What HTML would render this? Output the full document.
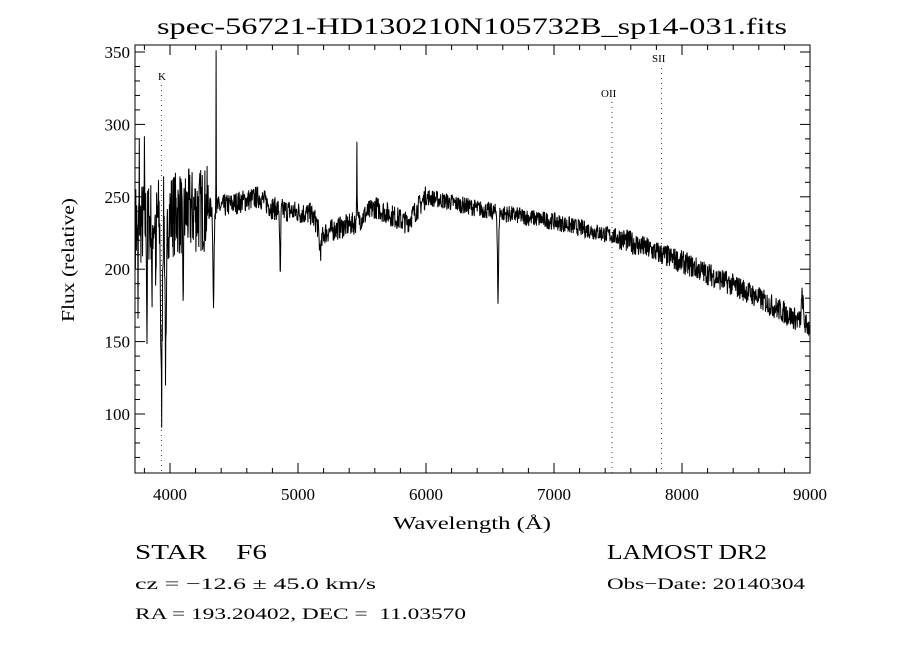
<!DOCTYPE html>
<html><head><meta charset="utf-8"><style>
body{margin:0;background:#fff;}
svg{display:block;font-family:"Liberation Serif",serif;}
text{white-space:pre;}
</style></head><body>
<svg id="s" width="900" height="650" xmlns="http://www.w3.org/2000/svg">
<rect width="900" height="650" fill="#fff"/>
<text x="157" y="34" font-size="23" textLength="630" lengthAdjust="spacingAndGlyphs">spec-56721-HD130210N105732B_sp14-031.fits</text>
<g id="ax" stroke="#000" stroke-width="1" fill="none"></g>
<g id="lab" font-size="17" fill="#000"></g>
<polyline id="sp" fill="none" stroke="#000" stroke-width="1"/>
<text x="393" y="529" font-size="18" textLength="158" lengthAdjust="spacingAndGlyphs">Wavelength (Å)</text>
<text transform="translate(74,260) rotate(-90)" font-size="18" text-anchor="middle" textLength="124" lengthAdjust="spacingAndGlyphs">Flux (relative)</text>
<text x="158" y="80" font-size="11">K</text>
<text x="601" y="97" font-size="11">OII</text>
<text x="652" y="62" font-size="11">SII</text>
<text x="135" y="559" font-size="21" textLength="132" lengthAdjust="spacingAndGlyphs">STAR    F6</text>
<text x="135" y="589" font-size="16" textLength="241" lengthAdjust="spacingAndGlyphs">cz = −12.6 ± 45.0 km/s</text>
<text x="135" y="619" font-size="16" textLength="331" lengthAdjust="spacingAndGlyphs">RA = 193.20402, DEC =  11.03570</text>
<text x="607" y="559" font-size="21" textLength="160" lengthAdjust="spacingAndGlyphs">LAMOST DR2</text>
<text x="607" y="589" font-size="16" textLength="198" lengthAdjust="spacingAndGlyphs">Obs−Date: 20140304</text>
</svg>
<script>
var L=135,R=810,T=45,B=473;
function X(w){return 170+(w-4000)*0.128;}
function Y(f){return 414-(f-100)*1.448;}
var ax=document.getElementById('ax'),lab=document.getElementById('lab'),h='',t='';
h+='<rect x="'+L+'" y="'+T+'" width="'+(R-L)+'" height="'+(B-T)+'"/>';
for(var w=3800;w<=9000;w+=200){var x=X(w),m=(w%1000==0)?10:5;h+='<line x1="'+x+'" y1="'+B+'" x2="'+x+'" y2="'+(B-m)+'"/><line x1="'+x+'" y1="'+T+'" x2="'+x+'" y2="'+(T+m)+'"/>';if(w%1000==0)t+='<text x="'+x+'" y="500" text-anchor="middle">'+w+'</text>';}
for(var f=70;f<=350;f+=10){var y=Y(f),m=(f%50==0)?10:5;h+='<line x1="'+L+'" y1="'+y+'" x2="'+(L+m)+'" y2="'+y+'"/><line x1="'+R+'" y1="'+y+'" x2="'+(R-m)+'" y2="'+y+'"/>';if(f%50==0)t+='<text x="'+(L-5)+'" y="'+(y+6)+'" text-anchor="end">'+f+'</text>';}
[[3933,85],[7453,102],[7840,68]].forEach(function(a){var x=X(a[0]);h+='<line x1="'+x+'" y1="'+a[1]+'" x2="'+x+'" y2="'+B+'" stroke="#633" stroke-dasharray="1,4"/>';});
ax.innerHTML=h;lab.innerHTML=t;
var seed=7;function r(){seed=(seed*16807)%2147483647;return seed/2147483647;}
var C=[[3730,230],[4000,238],[4400,243],[4700,250],[4800,242],[5100,238],[5200,225],[5450,232],[5600,243],[5850,232],[6000,250],[6500,240],[7000,233],[7500,222],[8000,205],[8500,185],[8800,170],[9000,160]];
function cont(w){for(var i=0;i<C.length-1;i++)if(w<=C[i+1][0]){var a=C[i],b=C[i+1];return a[1]+(b[1]-a[1])*(w-a[0])/(b[0]-a[0]);}return 160;}
var lines=[[3933,-130,8],[3968,-110,8],[4101,-60,6],[4340,-70,6],[4861,-50,5],[6563,-62,6],[5175,-15,15],[4360,110,2],[5460,50,3],[3820,-80,3],[3860,-70,3],[3890,-60,3],[3750,-80,2],[3760,40,2],[3800,35,2],[8940,18,10]];
var pts=[];
for(var w=3730;w<=9000;w+=2.5){var f=cont(w);var n=(w<4300)?(r()-0.5)*60:(r()-0.5)*(w<6000?16:(w<7500?12:16));f+=n;
lines.forEach(function(l){var d=(w-l[0])/l[2];f+=l[1]*Math.exp(-d*d);});
if(f>354)f=354;pts.push(X(w).toFixed(1)+','+Y(f).toFixed(1));}
document.getElementById('sp').setAttribute('points',pts.join(' '));
</script>
</body></html>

__________

**Prompt:**
Return the whole listing, word for word, and leave out every picture.

**Task response:**
What HTML would render this? Output the full document.
<!DOCTYPE html>
<html><head><meta charset="utf-8"><style>
body{margin:0;background:#fff;}
svg{display:block;font-family:"Liberation Serif",serif;}
text{white-space:pre;}
</style></head><body>
<svg id="s" width="900" height="650" xmlns="http://www.w3.org/2000/svg">
<rect width="900" height="650" fill="#fff"/>
<text x="157" y="34" font-size="23" textLength="630" lengthAdjust="spacingAndGlyphs">spec-56721-HD130210N105732B_sp14-031.fits</text>
<g id="ax" stroke="#000" stroke-width="1" fill="none"></g>
<g id="lab" font-size="17" fill="#000"></g>
<polyline id="sp" fill="none" stroke="#000" stroke-width="1"/>
<text x="393" y="529" font-size="18" textLength="158" lengthAdjust="spacingAndGlyphs">Wavelength (Å)</text>
<text transform="translate(74,260) rotate(-90)" font-size="18" text-anchor="middle" textLength="124" lengthAdjust="spacingAndGlyphs">Flux (relative)</text>
<text x="158" y="80" font-size="11">K</text>
<text x="601" y="97" font-size="11">OII</text>
<text x="652" y="62" font-size="11">SII</text>
<text x="135" y="559" font-size="21" textLength="132" lengthAdjust="spacingAndGlyphs">STAR    F6</text>
<text x="135" y="589" font-size="16" textLength="241" lengthAdjust="spacingAndGlyphs">cz = −12.6 ± 45.0 km/s</text>
<text x="135" y="619" font-size="16" textLength="331" lengthAdjust="spacingAndGlyphs">RA = 193.20402, DEC =  11.03570</text>
<text x="607" y="559" font-size="21" textLength="160" lengthAdjust="spacingAndGlyphs">LAMOST DR2</text>
<text x="607" y="589" font-size="16" textLength="198" lengthAdjust="spacingAndGlyphs">Obs−Date: 20140304</text>
</svg>
<script>
var L=135,R=810,T=45,B=473;
function X(w){return 170+(w-4000)*0.128;}
function Y(f){return 414-(f-100)*1.448;}
var ax=document.getElementById('ax'),lab=document.getElementById('lab'),h='',t='';
h+='<rect x="'+L+'" y="'+T+'" width="'+(R-L)+'" height="'+(B-T)+'"/>';
for(var w=3800;w<=9000;w+=200){var x=X(w),m=(w%1000==0)?10:5;h+='<line x1="'+x+'" y1="'+B+'" x2="'+x+'" y2="'+(B-m)+'"/><line x1="'+x+'" y1="'+T+'" x2="'+x+'" y2="'+(T+m)+'"/>';if(w%1000==0)t+='<text x="'+x+'" y="500" text-anchor="middle">'+w+'</text>';}
for(var f=70;f<=350;f+=10){var y=Y(f),m=(f%50==0)?10:5;h+='<line x1="'+L+'" y1="'+y+'" x2="'+(L+m)+'" y2="'+y+'"/><line x1="'+R+'" y1="'+y+'" x2="'+(R-m)+'" y2="'+y+'"/>';if(f%50==0)t+='<text x="'+(L-5)+'" y="'+(y+6)+'" text-anchor="end">'+f+'</text>';}
[[3933,85],[7453,102],[7840,68]].forEach(function(a){var x=X(a[0]);h+='<line x1="'+x+'" y1="'+a[1]+'" x2="'+x+'" y2="'+B+'" stroke="#633" stroke-dasharray="1,4"/>';});
ax.innerHTML=h;lab.innerHTML=t;
var seed=7;function r(){seed=(seed*16807)%2147483647;return seed/2147483647;}
var C=[[3730,230],[4000,238],[4400,243],[4700,250],[4800,242],[5100,238],[5200,225],[5450,232],[5600,243],[5850,232],[6000,250],[6500,240],[7000,233],[7500,222],[8000,205],[8500,185],[8800,170],[9000,160]];
function cont(w){for(var i=0;i<C.length-1;i++)if(w<=C[i+1][0]){var a=C[i],b=C[i+1];return a[1]+(b[1]-a[1])*(w-a[0])/(b[0]-a[0]);}return 160;}
var lines=[[3933,-130,8],[3968,-110,8],[4101,-60,6],[4340,-70,6],[4861,-50,5],[6563,-62,6],[5175,-15,15],[4360,110,2],[5460,50,3],[3820,-80,3],[3860,-70,3],[3890,-60,3],[3750,-80,2],[3760,40,2],[3800,35,2],[8940,18,10]];
var pts=[];
for(var w=3730;w<=9000;w+=2.5){var f=cont(w);var n=(w<4300)?(r()-0.5)*60:(r()-0.5)*(w<6000?16:(w<7500?12:16));f+=n;
lines.forEach(function(l){var d=(w-l[0])/l[2];f+=l[1]*Math.exp(-d*d);});
if(f>354)f=354;pts.push(X(w).toFixed(1)+','+Y(f).toFixed(1));}
document.getElementById('sp').setAttribute('points',pts.join(' '));
</script>
</body></html>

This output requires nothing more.